StephenAshmore / terrarium

0 stars 0 forks source link

On Environments #2

Open StephenAshmore opened 3 years ago

StephenAshmore commented 3 years ago

I believe that we originally designed environments to fit the following constraints/requirements:

  1. Environments should be "drop-in" to the overall architecture. That is to say, we should be able to easily take multiple environments and apply any number of agents without code changes to the environments. Specifically, this took the form of an enforced interface for all environments.
  2. Environments should be self-contained, such that someone could write their own environment without needing to understand existing environments.
  3. Agents should be able to "drop in" to an environment and not need any custom code to work with a specific environment.

I think a major goal of terrarium is out-of-distribution training for agents, where agents and environments have an interface that would be the built-in biases/assumption of distribution that allows the agents to maneuver from one environment to the next while still learning. This has led us down a rabbit hole of trying to figure out the interface for agents, how do they interact with the environment that doesn't lead to poor programming design?

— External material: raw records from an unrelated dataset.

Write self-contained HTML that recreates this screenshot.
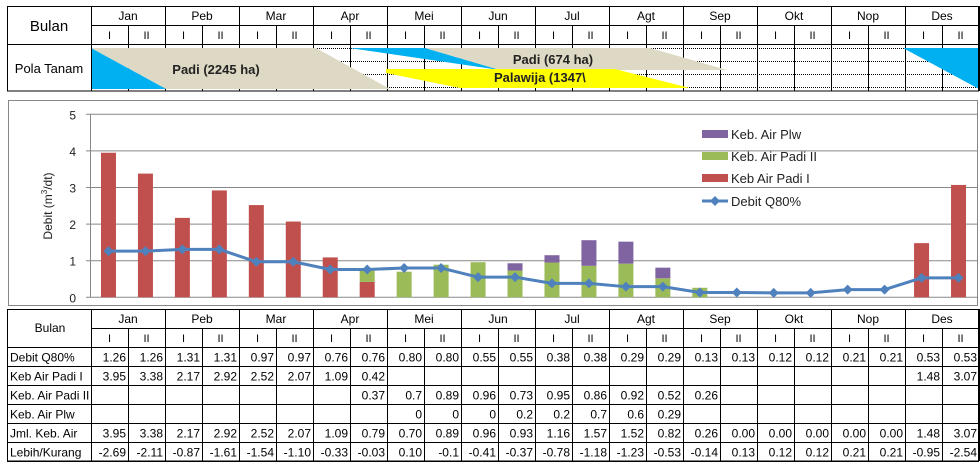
<!DOCTYPE html>
<html><head><meta charset="utf-8"><style>
body{margin:0;background:#fff;}
svg{display:block;font-family:"Liberation Sans",Arial,sans-serif;}
</style></head><body>
<svg id="root" width="980" height="462" viewBox="0 0 980 462">
<g id="topg"></g>
<g id="chart"></g>
<g id="bottom"></g>
</svg>
<script>
const months=["Jan","Peb","Mar","Apr","Mei","Jun","Jul","Agt","Sep","Okt","Nop","Des"];
const debit=[1.26,1.26,1.31,1.31,0.97,0.97,0.76,0.76,0.80,0.80,0.55,0.55,0.38,0.38,0.29,0.29,0.13,0.13,0.12,0.12,0.21,0.21,0.53,0.53];
const padiI=[3.95,3.38,2.17,2.92,2.52,2.07,1.09,0.42,null,null,null,null,null,null,null,null,null,null,null,null,null,null,1.48,3.07];
const padiII=[null,null,null,null,null,null,null,0.37,0.7,0.89,0.96,0.73,0.95,0.86,0.92,0.52,0.26,null,null,null,null,null,null,null];
const plw=[null,null,null,null,null,null,null,null,0,0,0,0.2,0.2,0.7,0.6,0.29,null,null,null,null,null,null,null,null];
const jml=["3.95","3.38","2.17","2.92","2.52","2.07","1.09","0.79","0.70","0.89","0.96","0.93","1.16","1.57","1.52","0.82","0.26","0.00","0.00","0.00","0.00","0.00","1.48","3.07"];
const lebih=["-2.69","-2.11","-0.87","-1.61","-1.54","-1.10","-0.33","-0.03","0.10","-0.1","-0.41","-0.37","-0.78","-1.18","-1.23","-0.53","-0.14","0.13","0.12","0.12","0.21","0.21","-0.95","-2.54"];
const yTicks=[0,1,2,3,4,5];
const NS="http://www.w3.org/2000/svg";
function mk(p,tag,at,txt){const e=document.createElementNS(NS,tag);for(const k in at)e.setAttribute(k,at[k]);if(txt!==undefined)e.textContent=txt;p.appendChild(e);return e;}
const L=91,CW=37;
const colX=i=>L+i*CW;
// ---------- top table ----------
const topG=document.getElementById('topg');
[48,61,74,87].forEach(yy=>mk(topG,'line',{x1:L,x2:979,y1:yy+0.5,y2:yy+0.5,stroke:'#000','stroke-width':1,'stroke-dasharray':'1,1'}));
for(let i=0;i<=24;i++){const x=colX(i)+0.5;mk(topG,'line',{x1:x,x2:x,y1:i%2?25:6,y2:91,stroke:'#000'});}
const shapes=[
 ["padi-2245-shape","#ddd9c4","91,48 316,48 390,89 166,89"],
 ["padi-2245-blue","#00b0f0","91,48 166,89 91,89"],
 ["padi-674-blue","#00b0f0","349,48 425,48 500,70"],
 ["padi-674-shape","#ddd9c4","425,48 650,48 727,70 500,70"],
 ["palawija-shape","#ffff00","386,69 615,69 690,88 460,88 386,73"],
 ["des-blue","#00b0f0","903,48 979,48 979,89"]];
shapes.forEach(s=>{const e=mk(topG,'polygon',{points:s[2],fill:s[1]});

});
mk(topG,'rect',{x:7.5,y:6.5,width:971,height:84.5,fill:'none',stroke:'#000'});
mk(topG,'line',{x1:L,x2:979,y1:25.5,y2:25.5,stroke:'#000'});
mk(topG,'line',{x1:7,x2:979,y1:44.5,y2:44.5,stroke:'#000'});
mk(topG,'line',{x1:L+0.5,x2:L+0.5,y1:6,y2:91,stroke:'#000'});
let t=mk(topG,'text',{x:49,y:31,'font-size':15,'text-anchor':'middle'},'Bulan');

mk(topG,'text',{x:49,y:73,'font-size':13,'text-anchor':'middle'},'Pola Tanam');
months.forEach((m,i)=>{mk(topG,'text',{x:colX(2*i)+CW,y:20,'font-size':12,'text-anchor':'middle'},m);
 mk(topG,'text',{x:colX(2*i)+CW/2,y:39,'font-size':11,'text-anchor':'middle'},'I');
 mk(topG,'text',{x:colX(2*i)+CW*1.5,y:39,'font-size':11,'text-anchor':'middle'},'II');});
mk(topG,'text',{x:216,y:74,'font-size':13,'font-weight':'bold','text-anchor':'middle',fill:'#222'},'Padi (2245 ha)');
mk(topG,'text',{x:553,y:64,'font-size':13,'font-weight':'bold','text-anchor':'middle',fill:'#222'},'Padi (674 ha)');
mk(topG,'text',{x:494,y:82,'font-size':13,'font-weight':'bold',fill:'#222'},'Palawija (1347\\');
// ---------- chart ----------
const ch=document.getElementById('chart');
const PL=90,PR=977,Y0=297.3,Y5=114.3;
const yS=v=>Y0-(Y0-Y5)*v/5;
const cx=i=>PL+(i+0.5)*(PR-PL)/24;
mk(ch,'rect',{x:8.5,y:100.5,width:969,height:205,fill:'#fff',stroke:'#888'});
yTicks.forEach(v=>{mk(ch,'line',{x1:86,x2:PR,y1:yS(v),y2:yS(v),stroke:'#888'});
 mk(ch,'text',{x:76,y:yS(v)+5,'font-size':12,'text-anchor':'end',fill:'#222'},v);});
mk(ch,'line',{x1:PL+0.5,x2:PL+0.5,y1:Y5,y2:Y0,stroke:'#888'});
let yt=mk(ch,'text',{transform:'translate(52,206) rotate(-90)','font-size':12,'text-anchor':'middle',fill:'#222'});
yt.innerHTML='Debit  (m<tspan font-size="8" dy="-5">3</tspan><tspan dy="5">/dt)</tspan>';

const BW=15;
for(let i=0;i<24;i++){let base=0;
 [[padiI,'#c0504d','bar-padi-i'],[padiII,'#9bbb59','bar-padi-ii'],[plw,'#8064a2','bar-plw']].forEach(s=>{
  const v=s[0][i];if(v){const r=mk(ch,'rect',{x:cx(i)-BW/2,y:yS(base+v),width:BW,height:yS(base)-yS(base+v),fill:s[1]});
  base+=v;}});}
const pts=debit.map((v,i)=>cx(i)+','+yS(v)).join(' ');
const ln=mk(ch,'polyline',{points:pts,fill:'none',stroke:'#4f81bd','stroke-width':3});

debit.forEach((v,i)=>{const d=mk(ch,'polygon',{points:`${cx(i)},${yS(v)-5} ${cx(i)+5},${yS(v)} ${cx(i)},${yS(v)+5} ${cx(i)-5},${yS(v)}`,fill:'#4f81bd'});
 });
const leg=[['Keb. Air Plw','#8064a2'],['Keb. Air Padi II','#9bbb59'],['Keb Air Padi I','#c0504d']];
leg.forEach((l,i)=>{const yy=134+i*22;const g=mk(ch,'g',{});
 
 mk(g,'rect',{x:702,y:yy-4,width:26,height:8,fill:l[1]});
 mk(g,'text',{x:731,y:yy+5,'font-size':13,fill:'#222'},l[0]);});
const lg=mk(ch,'g',{});
mk(lg,'line',{x1:702,x2:728,y1:201,y2:201,stroke:'#4f81bd','stroke-width':3});
mk(lg,'polygon',{points:'715,196 720,201 715,206 710,201',fill:'#4f81bd'});
mk(lg,'text',{x:731,y:206,'font-size':13,fill:'#222'},'Debit Q80%');
// ---------- bottom table ----------
const bt=document.getElementById('bottom');
const rows=[['Debit Q80%',debit.map(v=>v.toFixed(2))],['Keb Air Padi I',padiI.map(v=>v==null?'':v.toFixed(2))],
['Keb. Air Padi II',padiII.map(v=>v==null?'':String(v))],['Keb. Air Plw',plw.map(v=>v==null?'':String(v))],
['Jml. Keb. Air',jml],['Lebih/Kurang',lebih]];
const T0=309.5,RH=19;
mk(bt,'rect',{x:7.5,y:T0,width:971,height:461-T0,fill:'none',stroke:'#000'});
mk(bt,'line',{x1:L,x2:979,y1:328.5,y2:328.5,stroke:'#000'});
for(let r=0;r<=6;r++){const yy=347.5+r*RH;mk(bt,'line',{x1:7,x2:979,y1:yy,y2:yy,stroke:'#000'});}
for(let i=0;i<=24;i++){const x=colX(i)+0.5;mk(bt,'line',{x1:x,x2:x,y1:i%2?328:309,y2:461,stroke:'#000'});}
mk(bt,'text',{x:50,y:332,'font-size':12,'text-anchor':'middle'},'Bulan');
months.forEach((m,i)=>{mk(bt,'text',{x:colX(2*i)+CW,y:323,'font-size':12,'text-anchor':'middle'},m);
 mk(bt,'text',{x:colX(2*i)+CW/2,y:342,'font-size':11,'text-anchor':'middle'},'I');
 mk(bt,'text',{x:colX(2*i)+CW*1.5,y:342,'font-size':11,'text-anchor':'middle'},'II');});
rows.forEach((r,ri)=>{const yy=347.5+ri*RH+14;
 const lb=mk(bt,'text',{x:10,y:yy,'font-size':12},r[0]);
 
 r[1].forEach((v,i)=>{if(v!=='')mk(bt,'text',{x:colX(i+1)-2,y:yy,'font-size':12,'text-anchor':'end'},v);});});
</script>
</body></html>
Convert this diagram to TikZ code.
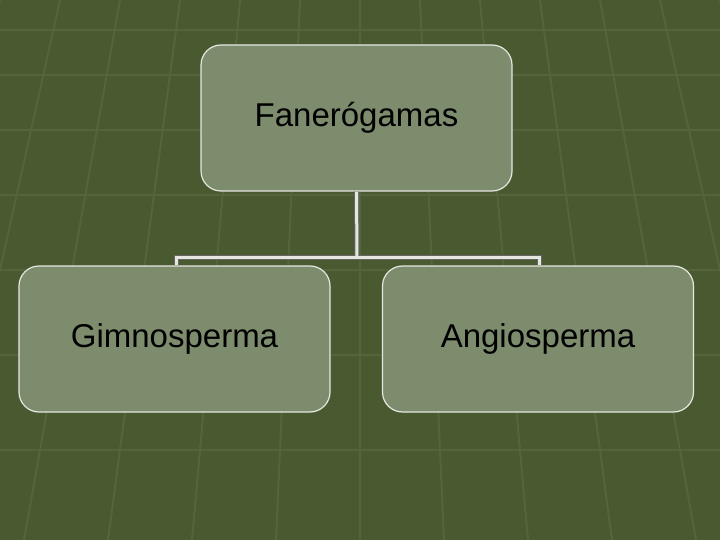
\documentclass[tikz,border=0pt]{standalone}
\usepackage{fontspec}
\setmainfont{Liberation Sans}
\definecolor{bg}{HTML}{4A5A30}
\definecolor{gridc}{HTML}{55653B}
\definecolor{boxc}{HTML}{7E8C6E}
\definecolor{edge}{HTML}{E6E6E0}
\begin{document}
\begin{tikzpicture}[x=1pt,y=-1pt,
  box/.style={draw=edge,line width=1.2pt,fill=boxc,rounded corners=20pt,minimum width=311pt,minimum height=146pt,inner sep=0pt,font=\fontsize{33}{40}\selectfont},
  conn/.style={draw=edge,line width=3pt}]
\fill[bg] (0,0) rectangle (720,540);
\useasboundingbox (0,0) rectangle (720,540);
\foreach \y in {30,75,130,195,270,355,450}
  \draw[gridc,line width=2pt] (0,\y) -- (720,\y);
\foreach \x in {0,60,120,180,240,300,360,420,480,540,600,660,720}
  \draw[gridc,line width=2pt] (\x,0) -- ({360+(\x-360)*1.4},540);
\node[box] (top) at (356.5,118) {Fanerógamas};
\node[box] (left) at (174.5,339) {Gimnosperma};
\node[box] (right) at (538,339) {Angiosperma};
\coordinate (j) at (357,257);
\coordinate (jl) at (176,257);
\coordinate (jr) at (539,257);
\draw[black!60,line width=5pt] (top.south) -- (j);
\draw[black!60,line width=5pt] (left.north -| jl) -- (jl) -- (jr) -- (right.north -| jr);
\draw[conn] (top.south) -- (j);
\draw[conn] (left.north -| jl) -- (jl) -- (jr) -- (right.north -| jr);
\end{tikzpicture}
\end{document}
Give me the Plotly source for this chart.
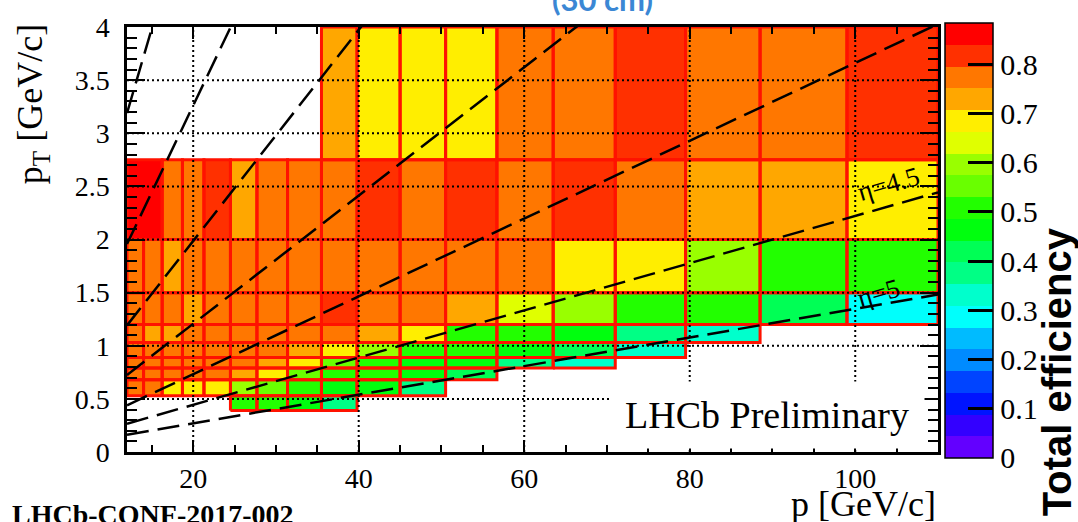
import colorsys
import math
import plotly.graph_objects as go

# ---------------- data ----------------
# momentum bin edges (GeV/c); the 2.0-2.75 row uses a merged first bin
p_edges = [12, 14, 16.25, 18.7, 21.3, 24.5, 27.7, 31.4, 35.5, 39.8, 45, 50.5,
           56.7, 63.5, 71, 79.5, 88.5, 99, 110]
p_edges_row_2p0 = [12, 16.25, 18.7, 21.3, 24.5, 27.7, 31.4, 35.5, 39.8, 45, 50.5,
                   56.7, 63.5, 71, 79.5, 88.5, 99, 110]
# transverse momentum bin edges (GeV/c)
pt_edges = [0.39, 0.53, 0.68, 0.79, 0.89, 1.03, 1.2, 1.5, 2.0, 2.75, 4.0]

N = None
# total efficiency per pT row (low -> high), one value per p bin
eff_pt_0p39 = [N, N, N, N, N, .509, .509, .465, .376, N, N, N, N, N, N, N, N, N]
eff_pt_0p53 = [.775, .775, .686, .686, .686, .597, .553, .509, .465, .465, .376, N, N, N, N, N, N, N]
eff_pt_0p68 = [.775, .775, .775, .775, .775, .73, .686, .553, .509, .509, .465, .42, N, N, N, N, N, N]
eff_pt_0p79 = [.775, .775, .775, .775, .775, .775, .73, .686, .553, .509, .465, .465, .376, .332, N, N, N, N]
eff_pt_0p89 = [.775, .775, .775, .775, .775, .775, .775, .73, .686, .597, .509, .509, .465, .42, .332, N, N, N]
eff_pt_1p03 = [.775, .73, .73, .775, .775, .775, .775, .775, .775, .73, .686, .509, .509, .465, .376, .332, N, N]
eff_pt_1p2 = [.775, .775, .775, .73, .775, .775, .775, .775, .82, .775, .775, .73, .642, .597, .509, .509, .42, .288]
eff_pt_1p5 = [.775, .775, .73, .775, .775, .775, .775, .775, .775, .775, .775, .775, .775, .686, .686, .597, .509, .509]
eff_pt_2p0 = [.86, .775, .775, .82, .73, .775, .775, .775, .82, .775, .82, .775, .82, .775, .73, .73, .686]
eff_pt_2p75 = [N, N, N, N, N, N, N, N, .73, .686, .686, .686, .775, .775, .82, .775, .775, .82]

eta_values = [2, 2.5, 3, 3.5, 4, 4.5, 5]
eta_labels = ["\u03b7=4.5", "\u03b7=5"]
x_ticks = [20, 40, 60, 80, 100]
y_ticks = [0, 0.5, 1, 1.5, 2, 2.5, 3, 3.5, 4]
y_ticktext = ["0", "0.5", "1", "1.5", "2", "2.5", "3", "3.5", "4"]
cbar_ticks = [0, 0.1, 0.2, 0.3, 0.4, 0.5, 0.6, 0.7, 0.8]
cbar_ticktext = ["0", "0.1", "0.2", "0.3", "0.4", "0.5", "0.6", "0.7", "0.8"]
z_max = 0.885
n_contours = 20

# ---------------- palette (ROOT "pretty" palette, 20 contours) ----------------
def root_color(j):
    idx = int((j + 0.99) * 50 / n_contours)
    hue = 280 - (idx + 1) * 5.6
    r, g, b = colorsys.hls_to_rgb(max(hue, 0) / 360.0, 0.5, 1.0)
    return "rgb(%d,%d,%d)" % (round(r * 255), round(g * 255), round(b * 255))

colorscale = []
for j in range(n_contours):
    c = root_color(j)
    colorscale.append([j / n_contours, c])
    colorscale.append([(j + 1) / n_contours, c])

rows_eff = [eff_pt_0p39, eff_pt_0p53, eff_pt_0p68, eff_pt_0p79, eff_pt_0p89,
            eff_pt_1p03, eff_pt_1p2, eff_pt_1p5, eff_pt_2p0, eff_pt_2p75]
rows_pedges = [p_edges] * 8 + [p_edges_row_2p0, p_edges]

fig = go.Figure()

# heatmap rows
for i, (vals, edges) in enumerate(zip(rows_eff, rows_pedges)):
    fig.add_trace(go.Heatmap(
        x=edges, y=[pt_edges[i], pt_edges[i + 1]], z=[vals],
        coloraxis="coloraxis", hoverinfo="skip", zsmooth=False))

# red bin outlines
bx, by = [], []
for i, (vals, edges) in enumerate(zip(rows_eff, rows_pedges)):
    y0, y1 = pt_edges[i], pt_edges[i + 1]
    for k, v in enumerate(vals):
        if v is None:
            continue
        x0, x1 = edges[k], edges[k + 1]
        bx += [x0, x1, x1, x0, x0, None]
        by += [y0, y0, y1, y1, y0, None]
fig.add_trace(go.Scatter(x=bx, y=by, mode="lines", hoverinfo="skip",
                         line=dict(color="#ff1200", width=3), showlegend=False))

# dotted grid above the bins
x_lo, x_hi = 12, 110
y_lo, y_hi = 0, 4
gx, gy = [], []
for xt in x_ticks:
    gx += [xt, xt, None]
    gy += [y_lo, y_hi, None]
for yt in y_ticks[1:-1]:
    gx += [x_lo, x_hi, None]
    gy += [yt, yt, None]
fig.add_trace(go.Scatter(x=gx, y=gy, mode="lines", hoverinfo="skip",
                         line=dict(color="black", width=2, dash="2px,3px"), showlegend=False))

# constant-eta dashed lines: pT = p / cosh(eta)
ex, ey = [], []
for eta in eta_values:
    for p in (x_lo, x_hi):
        ex.append(p)
        ey.append(p / math.cosh(eta))
    ex.append(None)
    ey.append(None)
fig.add_trace(go.Scatter(x=ex, y=ey, mode="lines", hoverinfo="skip",
                         line=dict(color="black", width=2.5, dash="22px,9px"), showlegend=False))

serif = "Liberation Serif"
fig.update_layout(
    width=1078, height=522, autosize=False,
    margin=dict(l=127, r=140, t=22, b=70),
    paper_bgcolor="white", plot_bgcolor="white",
    font=dict(family=serif, size=28, color="black"),
    showlegend=False,
    coloraxis=dict(
        colorscale=colorscale, cmin=0, cmax=z_max,
        colorbar=dict(
            thickness=48, thicknessmode="pixels",
            len=435, lenmode="pixels",
            x=1.0086, xanchor="left", xpad=0,
            y=0.4985, yanchor="middle", ypad=0,
            outlinewidth=1.5, outlinecolor="black",
            tickmode="array", tickvals=cbar_ticks, ticktext=cbar_ticktext,
            ticks="inside", ticklen=25, tickwidth=2.5, tickcolor="black",
            tickfont=dict(family=serif, size=30, color="black"),
        ),
    ),
    xaxis=dict(
        range=[x_lo, x_hi], tickmode="array", tickvals=x_ticks,
        ticks="inside", ticklen=12, tickwidth=2, tickcolor="black",
        showline=True, linewidth=2.5, linecolor="black", mirror="ticks",
        showgrid=False, zeroline=False,
        tickfont=dict(family=serif, size=28, color="black"),
        minor=dict(tickmode="linear", tick0=0, dtick=5, ticks="inside",
                   ticklen=7, tickwidth=2, tickcolor="black", showgrid=False),
    ),
    yaxis=dict(
        range=[y_lo, y_hi], tickmode="array", tickvals=y_ticks, ticktext=y_ticktext,
        ticks="inside", ticklen=18, tickwidth=2, tickcolor="black",
        showline=True, linewidth=2.5, linecolor="black", mirror="ticks",
        showgrid=False, zeroline=False, ticklabelstandoff=9,
        tickfont=dict(family=serif, size=28, color="black"),
        minor=dict(tickmode="linear", tick0=0, dtick=0.1, ticks="inside",
                   ticklen=10, tickwidth=2, tickcolor="black", showgrid=False),
    ),
)

annotations = [
    dict(text="<b>(30 cm)</b>", xref="paper", yref="paper", x=0.5857, y=1.016,
         xanchor="center", yanchor="bottom", showarrow=False,
         font=dict(family="Lato", size=31, color="#3b87d4")),
    dict(text="LHCb Preliminary", xref="paper", yref="paper", x=0.789, y=0.086,
         xanchor="center", yanchor="middle", showarrow=False, width=312, height=64,
         bgcolor="white", font=dict(family=serif, size=38, color="black")),
    dict(text=eta_labels[0], xref="x", yref="y", x=104, y=2.52, textangle=-16,
         showarrow=False, font=dict(family=serif, size=27, color="black")),
    dict(text=eta_labels[1], xref="x", yref="y", x=102.8, y=1.5, textangle=-16,
         showarrow=False, font=dict(family=serif, size=27, color="black")),
    dict(text="p [GeV/c]", xref="paper", yref="paper", x=1.0, y=-0.123,
         xanchor="right", yanchor="middle", showarrow=False,
         font=dict(family=serif, size=36, color="black")),
    dict(text="p<sub>T</sub> [GeV/c]", xref="paper", yref="paper", x=-0.117, y=0.8186,
         xanchor="center", yanchor="middle", textangle=-90, showarrow=False,
         font=dict(family=serif, size=36, color="black")),
    dict(text="<b>Total efficiency</b>", xref="paper", yref="paper", x=1.1467, y=0.19,
         xanchor="center", yanchor="middle", textangle=-90, showarrow=False,
         font=dict(family="Liberation Sans", size=40, color="black")),
    dict(text="<b>LHCb-CONF-2017-002</b>", xref="paper", yref="paper", x=-0.1443, y=-0.107,
         xanchor="left", yanchor="top", showarrow=False,
         font=dict(family=serif, size=28, color="black")),
]
fig.update_layout(annotations=annotations)

fig.write_html("out.html")
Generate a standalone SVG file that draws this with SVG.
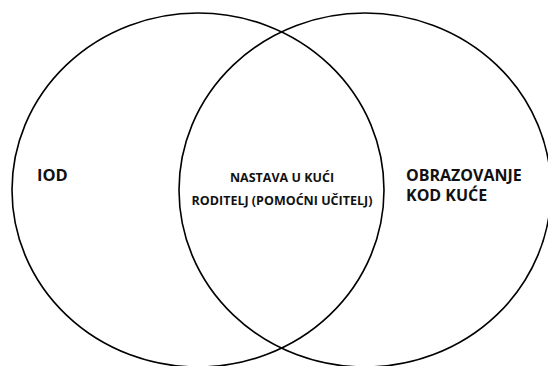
<svg xmlns="http://www.w3.org/2000/svg" width="548" height="366" viewBox="0 0 548 366">
<style>
.c{fill:none;stroke:#000;stroke-width:1.6}
.t{font-family:"Open Sans","Noto Sans",sans-serif;font-weight:bold;fill:#111}
.big{font-size:16px}
.sm{font-size:12.5px}
</style>
<rect width="548" height="366" fill="#fff"/>
<g id="left-set">
<ellipse class="c" cx="198" cy="190" rx="186" ry="177"/>
<text class="t big" x="37" y="181" style="font-size:16.5px">IOD</text>
</g>
<g id="right-set">
<ellipse class="c" cx="365" cy="190" rx="186" ry="177"/>
<text class="t big" x="406" y="181">OBRAZOVANJE</text>
<text class="t big" x="406" y="201">KOD KUĆE</text>
</g>
<g id="intersection">
<text class="t sm" x="282" y="182" text-anchor="middle">NASTAVA U KUĆI</text>
<text class="t sm" x="282" y="205" text-anchor="middle">RODITELJ (POMOĆNI UČITELJ)</text>
</g>
<g id="connectors"></g>
</svg>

I think this has resulted in each environment having the requirement of designing their own sensors, actuators etc. This has led to the burgeoning environment directories and complexity around the inputs and outputs of an agent that makes it harder to work in the environment instead of easier. I think the question that we need to answer is this:

  1. Can we design an interface for interacting with an environment that does not lead to the need to build every piece of the environment (aka can we reuse tools)?
  2. How can we create that interface to avoid adding new inputs and outputs to an agent as they move from environment to environment?
StephenAshmore commented 3 years ago

In response to question two, I am reminded of industrial robotics where an "agent" is much simpler than we imagine in machine learning. Industrial robots are designed to perform a task over and over again, to certain requirements of precision. When analyzing a problem and designing a robot for an industrial task we consider the Degrees of Freedom that the robot needs. For a simple "pick and place" task, the robot may need only six degrees of freedom: translation on the x and z-axis, height on the y axis, and a clamping mechanism (possibly vacuum suction on/off or close/open a hand). If we considered the problem space of all pick and place tasks where the robot only had these six degrees of freedom, we could design an environment and tool interface that any agent could ascribe to. We would not need to worry about adding another actuator, as we've limited the environments to that many degrees of freedom.

We could do something similar for our environments. Enforce upon each agent that they will have a certain set of sensors for all environments (like a human has only sight, smell, etc), and a certain number of actuators. All environments would need to be able to send data to and receive commands from the agent in the required format. Tools would then be objects that exist in the environment, and the agent need not know about them. The agent could learn to use the tools, or it could ignore them. Tools could also be more easily shared. Further, environments would simply need to map their internal state to a vector for the agent to consume, and then map the agent's command vector to effects in the environment.